Col passar del tempo, il bikini assunse dimensioni sempre più ridotte, mettendo in luce una parte sempre maggiore del corpo della donna che lo indossava e lasciando ben poco spazio all’immaginazione di un eventuale spettatore. Un’evoluzione estrema si ebbe nel corso degli anni Settanta con l’introduzione del tanga brasiliano, la cui parte posteriore è così ridotta da scomparire tra le natiche (un «filo interdentale», lo definì il comico Panariello).
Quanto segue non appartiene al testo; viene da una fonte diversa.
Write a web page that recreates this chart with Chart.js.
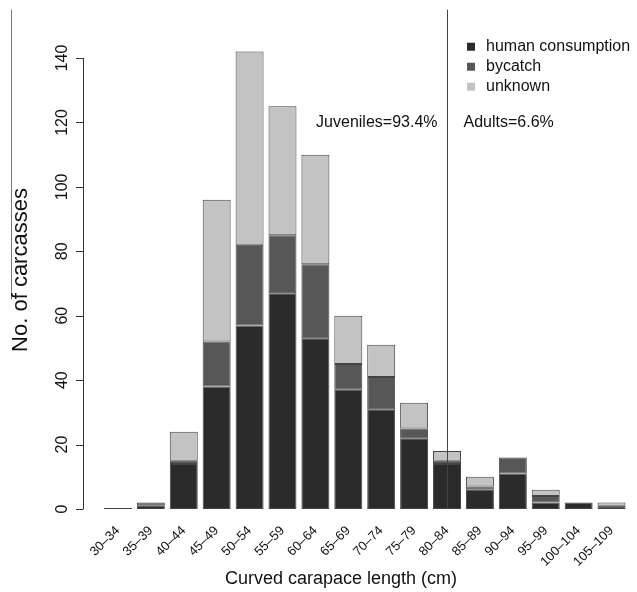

Negli ultimi anni, si è tornati all’uso di un bikini un poco più coprente di quelli passati, che quanto a dimensioni erano arrivati ai minimi termini. Non si tratta di un (tardivo) recupero del pudore, quanto della consapevolezza che il bikini è stato creato per sottolineare la bellezza femminile e per sedurre: un corpo nudo, o quasi, che mostri tutto, in modo sfacciato, può essere bello quanto si vuole, ma non appare per niente seducente. Al contrario, un corpo che mostri un po’, ma non troppo, che inviti a fissarvi lo sguardo per scoprire fin dove lo si può spingere, che sottolinei dei particolari senza farli vedere apertamente, che – si potrebbe dire con un’espressione poetica – «sussurri» anziché «gridare», quel corpo appare seducente anche se la sua bellezza non è eccelsa. È, in fondo, l’antico gioco del velare/svelare, un gioco nel quale ogni donna si può cimentare, sulle passerelle delle sfilate di moda così come in un qualsiasi stabilimento balneare, soprattutto durante i mesi della torrida estate.